Based on my twenty one years of living as an Iranian feminist in Iran and my experiences of political pressure and violence on me and a generation of women who are constantly silenced through systematic brutalization and fundamentalist politics of silencing women in the Islamic Republic, I would argue that the misogynist policies and teachings of Khomeini, the former supreme leader of Iran and his associates who are ruling the government until the present moment brought the Iranian nation disastrous and destructive consequences as a result of trusting clergies. In a country that Islam is used as an excuse for anti-women policies by fundamentalists, Iranian women no longer trust the clergies to advocate gender equality through Islam. Therefore, Iranian women struggle for equality through a more secular approach. They also ignore western interventions for gender equality in Iran and find it disturbing and damaging in terms of giving another excuse to the fundamentalists to silence and dismantle Iranian women’s anti-fundamentalist movements by calling the Iranian feminists as pro-western or pro-imperialist feminists who are supported and funded by the west.

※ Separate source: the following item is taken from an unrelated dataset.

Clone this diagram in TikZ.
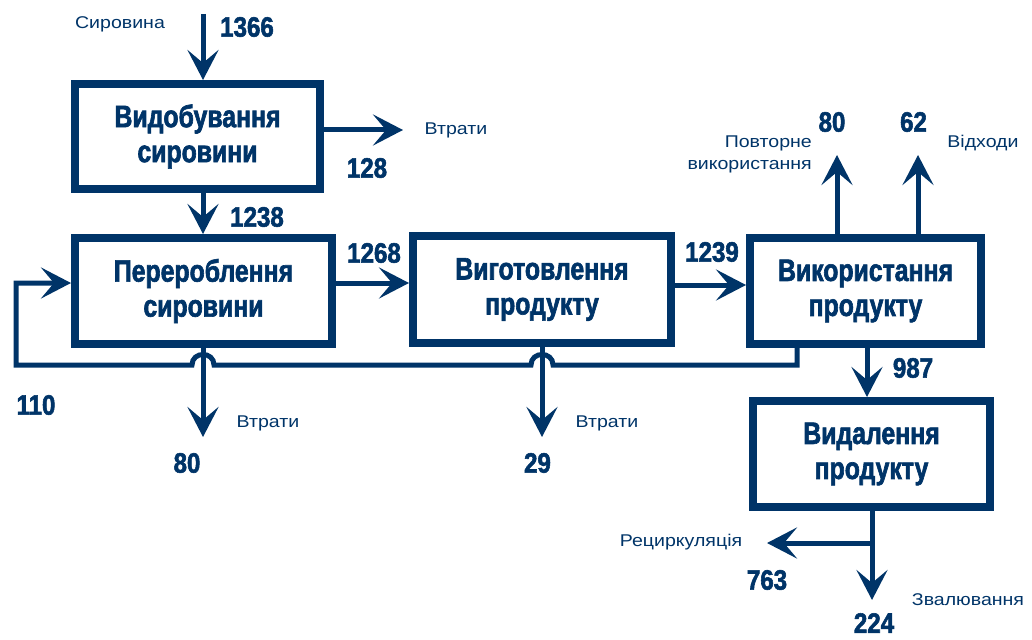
\documentclass[tikz,border=0pt]{standalone}
\usepackage{fontspec}
\setmainfont{Liberation Sans}
\newfontfamily\heavyfont[FakeStretch=0.8,BoldFeatures={FakeBold=2}]{Liberation Sans}
\newfontfamily\numfont[FakeStretch=0.86,BoldFeatures={FakeBold=2}]{Liberation Sans}
\newfontfamily\labfont[FakeStretch=1.15]{Liberation Sans}
\usetikzlibrary{arrows.meta}
\definecolor{navy}{RGB}{0,52,104}
\tikzset{
  proc/.style={draw=navy, line width=8pt, inner sep=0pt, text=navy, align=center,
    font=\heavyfont\bfseries\fontsize{31}{35}\selectfont},
  flow/.style={draw=navy, line width=5pt,
    -{Stealth[length=30pt,width=31pt,inset=13pt]}},
  num/.style={text=navy, inner sep=0pt, font=\numfont\bfseries\fontsize{28}{30}\selectfont},
  lab/.style={text=navy, inner sep=0pt, font=\labfont\fontsize{17}{22}\selectfont},
}
\begin{document}
\begin{tikzpicture}[x=1pt,y=-1pt]
\useasboundingbox (0,0) rectangle (1032,639);

% process boxes
\node[proc, minimum width=245pt, minimum height=105pt] (b1) at (197.5,136.5) {Видобування\\сировини};
\node[proc, minimum width=257pt, minimum height=106pt] (b2) at (203.5,291) {Перероблення\\сировини};
\node[proc, minimum width=258pt, minimum height=107pt] (b3) at (542,289.5) {Виготовлення\\продукту};
\node[proc, minimum width=231pt, minimum height=106pt] (b4) at (865.5,291) {Використання\\продукту};
\node[proc, minimum width=237pt, minimum height=106pt] (b5) at (871.5,454) {Видалення\\продукту};

% helper coordinates for flow lines
\coordinate (src) at (203,14);
\coordinate (loss1) at (403,130);
\coordinate (m1) at (0,283);
\coordinate (m2) at (0,285);
\coordinate (reuse) at (837,155);
\coordinate (waste) at (918,155);
\coordinate (d45) at (867,0);
\coordinate (dump) at (872,600);
\coordinate (recy) at (767,543);
\coordinate (loss2) at (203,437);
\coordinate (loss3) at (542,437);
\coordinate (fb) at (797,365);
\coordinate (fbl) at (16,365);

% main flows
\draw[flow] (src) -- (src |- b1.north);
\draw[flow] (b1.east |- loss1) -- (loss1);
\draw[flow] (src |- b1.south) -- (src |- b2.north);
\draw[flow] (b2.east |- m1) -- (b3.west |- m1);
\draw[flow] (b3.east |- m2) -- (b4.west |- m2);
\draw[flow] (reuse |- b4.north) -- (reuse);
\draw[flow] (waste |- b4.north) -- (waste);
\draw[flow] (d45 |- b4.south) -- (d45 |- b5.north);
\draw[flow] (dump |- b5.south) -- (dump);
\draw[flow] (dump |- recy) -- (recy);
\draw[flow] (loss2 |- b2.south) -- (loss2);
\draw[flow] (loss3 |- b3.south) -- (loss3);

% return loop with hops over the loss lines
\draw[flow] (fb |- b4.south) -- (fb) -- (553,365)
  .. controls (553,351) and (531,351) .. (531,365) -- (214,365)
  .. controls (214,351) and (192,351) .. (192,365) -- (fbl)
  -- (fbl |- m1) -- (b2.west |- m1);

% numbers
\node[num] (n1366) at (247,27) {1366};
\node[num] (n128) at (367,168) {128};
\node[num] (n1238) at (257,217) {1238};
\node[num] (n1268) at (374,253) {1268};
\node[num] (n1239) at (712,252) {1239};
\node[num] (n80a) at (832,122) {80};
\node[num] (n62) at (913.5,122) {62};
\node[num] (n987) at (913,368) {987};
\node[num] (n80b) at (187,463) {80};
\node[num] (n110) at (36,405) {110};
\node[num] (n29) at (537.5,463) {29};
\node[num] (n763) at (767,580) {763};
\node[num] (n224) at (874,623) {224};

% labels
\node[lab] (lraw) at (120,24) {Сировина};
\node[lab] (lloss1) at (456,130) {Втрати};
\node[lab, align=right, anchor=east] (lreuse) at (812,154) {Повторне\\використання};
\node[lab] (lwaste) at (983,143) {Відходи};
\node[lab] (lloss2) at (268,423) {Втрати};
\node[lab] (lloss3) at (607,423) {Втрати};
\node[lab] (lrecy) at (681,542) {Рециркуляція};
\node[lab] (ldump) at (968,600) {Звалювання};
\end{tikzpicture}
\end{document}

Perhaps if Michel Foucault was still alive, he would have definitely taken back his words and would have never praised the so-called “political spirituality” [9] of Iranian revolution in 1978.

[1] NASA. Accessed December 16, 2018. https://www.grc.nasa.gov/www/k-12/airplane/newton1g.html.

[2] Esfandiari, Haleh. “Reconstructed Lives: Women and Iran’s Islamic Revolution.” Interview by George Liston Seay. The Woodrow Wilson Center. October 13, 1997. Accessed December 15, 2018. https://www.wilsoncenter.org/article/reconstructed-lives-women-and-irans-islamic-revolution.

[3] Ibid.

[4] Ibid.

[5] Ibid.

[6] Moghissi, Haideh. “Islamic cultural nationalism and gender politics in Iran.” Third World Quarterly 29, no. 3 (2008): 545-546.

[7] Basiri, Nasim “Compulsory Veil in Iran: A Social Justice Problem”, REVISTA UNIVERSITARĂ DE SOCIOLOGIE NO.1, 2018, pp. 50-58.

[8] Kian, Azadeh. “Gendered occupation and women’s status in post‐revolutionary Iran.” Middle Eastern Studies 31, no. 3 (1995): 407-421.

[9] Afary, Janet, and Kevin B. Anderson. Foucault and the Iranian revolution: Gender and the seductions of Islamism. University of Chicago Press, 2010.